Recently, I wrote about writers I don’t like. Criticism is cheap fun, but risks nothing. This time, I thought I’d put my taste on the line by listing writers I consider underrated, or whom I like more than they deserve.

  • John Dos Passos. He’s out of style now, but his U.S.A. trilogy is the Great American Novel. The later Dos Passos, like the later Wordsworth (and for many of the same reasons), is best left to oblivion. The younger Dos Passos lives on in Eternity.
  • H. P. Lovecraft. He gave novice writers wonderful advice. He followed none of it. You don’t read him for his characters (colorless and passive), or his plots (he only had one), or his eldritch, dank, squamous, adjective-laden style. You read him for his cosmic imagination. He was a bad writer, but a great one. (Borges agreed with me on this.)
  • William Morris. A revolutionary whose motto was “forward to the 13th century!” The archaic prose of his fantasy novels moves, if it can be said to move, with glacial slowness. There’s little I like better than getting lost in one of his pre-raphaelite worlds. I can also recommend his translations of Scandinavian literature, and such of his poetry as is not “improving.”
  • Kenneth Patchen. He wrote too much, too quickly, and his experiments often seem purposeless. But he was his own storm, and I stick around for the occasional blinding crash of lightning. His poem “In order to” is marvelous.
  • Edgar Allen Poe. No one denies his primacy as a short story writer, but I’d like to see his poetic reputation revived. His most famous pieces are not always his best. I used to have “Dream-Land” memorized, and it’s a fairly long poem. I liked it that much.
  • Percy Bysshe Shelley. He was preachy, self-righteous and condescending. His personal life was a tangle of troubled relationships. As a thinker, he was vague and self-contradictory. His poetry is diffuse. Yet, there’s something about him that appeals to me. Maybe I see more of myself in him than I’d like to admit–and if I could become as good a poet, I’d be happy to be in the second tier of literature. Also, his poetic reputation has suffered because modern poetry has cast Abstraction into the outer darkness. But with political poetry so much in vogue, isn’t Shelley due for a comeback?
  • A.E. van Vogt. Nominally, van Vogt wrote science fiction, but his understanding of science was neither deep nor broad. He wrote insanely dream-like stories — cheap diner Kafka with a side of Breton (and Breton’s lack of humor).

November 1, 2007

Writers I should like but don’t

Mood: esthetically fleeting

Writers I should like, or have been told I should like, but don’t. Some I think are overrated. Others are quite good, even magnificent, but I’d rather have my tonsils pulled out slowly with pliers than read them.

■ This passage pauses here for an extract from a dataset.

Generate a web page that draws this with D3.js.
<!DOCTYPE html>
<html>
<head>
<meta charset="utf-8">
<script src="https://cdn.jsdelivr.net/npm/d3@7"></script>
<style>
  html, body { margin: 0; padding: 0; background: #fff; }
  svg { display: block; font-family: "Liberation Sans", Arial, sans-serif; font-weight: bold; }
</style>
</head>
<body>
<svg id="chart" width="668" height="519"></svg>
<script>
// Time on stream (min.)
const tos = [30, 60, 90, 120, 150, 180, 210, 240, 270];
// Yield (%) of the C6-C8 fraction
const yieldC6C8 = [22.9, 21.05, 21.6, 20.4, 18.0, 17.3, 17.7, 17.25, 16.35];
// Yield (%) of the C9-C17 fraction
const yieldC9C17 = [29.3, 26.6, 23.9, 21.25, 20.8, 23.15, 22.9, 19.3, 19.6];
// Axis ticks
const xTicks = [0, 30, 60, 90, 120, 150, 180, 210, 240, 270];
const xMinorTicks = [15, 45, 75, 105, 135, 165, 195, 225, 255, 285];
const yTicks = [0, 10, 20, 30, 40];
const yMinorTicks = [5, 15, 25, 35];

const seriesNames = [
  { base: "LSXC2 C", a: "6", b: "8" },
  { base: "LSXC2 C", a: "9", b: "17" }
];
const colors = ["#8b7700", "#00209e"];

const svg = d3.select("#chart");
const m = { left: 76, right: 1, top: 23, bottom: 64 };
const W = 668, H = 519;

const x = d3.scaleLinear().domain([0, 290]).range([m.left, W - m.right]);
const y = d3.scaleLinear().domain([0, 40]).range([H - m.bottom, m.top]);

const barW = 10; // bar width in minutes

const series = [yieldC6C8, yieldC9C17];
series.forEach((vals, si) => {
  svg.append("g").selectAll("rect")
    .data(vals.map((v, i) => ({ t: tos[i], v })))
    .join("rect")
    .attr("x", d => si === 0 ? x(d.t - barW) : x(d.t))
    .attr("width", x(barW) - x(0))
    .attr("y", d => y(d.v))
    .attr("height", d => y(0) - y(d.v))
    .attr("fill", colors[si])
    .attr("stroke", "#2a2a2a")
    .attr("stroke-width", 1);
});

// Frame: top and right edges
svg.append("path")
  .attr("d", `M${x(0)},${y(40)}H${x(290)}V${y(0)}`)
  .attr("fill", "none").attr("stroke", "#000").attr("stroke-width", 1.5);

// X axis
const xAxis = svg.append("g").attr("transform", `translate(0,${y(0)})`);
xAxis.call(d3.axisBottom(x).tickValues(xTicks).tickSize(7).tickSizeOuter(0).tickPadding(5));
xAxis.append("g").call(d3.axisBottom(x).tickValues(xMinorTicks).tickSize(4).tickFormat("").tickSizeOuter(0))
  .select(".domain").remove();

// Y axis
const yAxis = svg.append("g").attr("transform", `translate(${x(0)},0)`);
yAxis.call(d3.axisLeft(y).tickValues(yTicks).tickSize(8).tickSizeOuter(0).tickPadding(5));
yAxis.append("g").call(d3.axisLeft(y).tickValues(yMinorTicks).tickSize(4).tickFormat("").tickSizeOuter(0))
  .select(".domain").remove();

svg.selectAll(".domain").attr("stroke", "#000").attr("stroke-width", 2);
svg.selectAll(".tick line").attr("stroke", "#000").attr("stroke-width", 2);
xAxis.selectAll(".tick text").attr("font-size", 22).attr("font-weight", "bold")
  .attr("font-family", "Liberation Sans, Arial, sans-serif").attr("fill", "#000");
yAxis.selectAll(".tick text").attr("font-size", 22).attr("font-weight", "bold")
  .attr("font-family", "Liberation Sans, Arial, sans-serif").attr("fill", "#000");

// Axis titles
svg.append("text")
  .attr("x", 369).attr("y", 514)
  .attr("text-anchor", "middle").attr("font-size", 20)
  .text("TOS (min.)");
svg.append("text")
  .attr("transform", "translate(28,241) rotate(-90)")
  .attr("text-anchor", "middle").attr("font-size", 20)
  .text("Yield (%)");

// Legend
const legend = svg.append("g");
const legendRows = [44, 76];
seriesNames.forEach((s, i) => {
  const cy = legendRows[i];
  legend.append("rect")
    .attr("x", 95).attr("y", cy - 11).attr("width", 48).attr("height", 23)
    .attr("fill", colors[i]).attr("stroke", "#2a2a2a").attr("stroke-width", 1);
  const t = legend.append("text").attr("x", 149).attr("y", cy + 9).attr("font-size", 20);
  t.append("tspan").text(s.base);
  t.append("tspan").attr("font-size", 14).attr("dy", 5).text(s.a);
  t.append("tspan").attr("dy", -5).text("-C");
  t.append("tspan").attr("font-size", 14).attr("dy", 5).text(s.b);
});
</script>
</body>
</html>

  • e. e. cummings. strip awa yhis (man)nerIsms and
    he’s no grot-
    esque and beautyful orc-
    hid, but a banal lielac. his images of(ten
    do not co(her)e.
    (I’m being unfair to him, and he’s probably a very good lyric poet, but too precious for me.)
  • Joan Didion. She wears her nakedness on her sleeve.
  • Robert Frost. I know he’s one of the great poets of the 20th century. Once I read a Frost poem, it’s in my brain forever. But his Yankee-farmer-philosopher persona draws a nutmeg-grater across my nerves. I have no problem with literary personae. In fact, I’d argue that every narrator is a work of fiction. I just don’t like his.
  • Horace. I wrote about him in an earlier post, and won’t go into detail here.
  • Henry James. I used to be an English major. I can give you a dozen reasons James is a world-class writer. But lordie, don’t ask me to read him. He bores me silly.
  • C. S. Lewis. I know he’s a hero to conservative Christians and fans of the fantasy genre, but a bitter hatred of life oozes from every paragraph.
  • Ezra Pound. He was a brilliant translator, a gifted mentor and editor, but his own works are either Edwardian knock-offs or madly-gummed treatises. Also, I have trouble getting past his anti-Semitism.
  • Rainer Maria Rilke. Everything is carefully wrought and fatally earnest. RMR had no sense of humor.
  • Voltaire. He had a sense of humor. (Rape is funny, isn’t it?)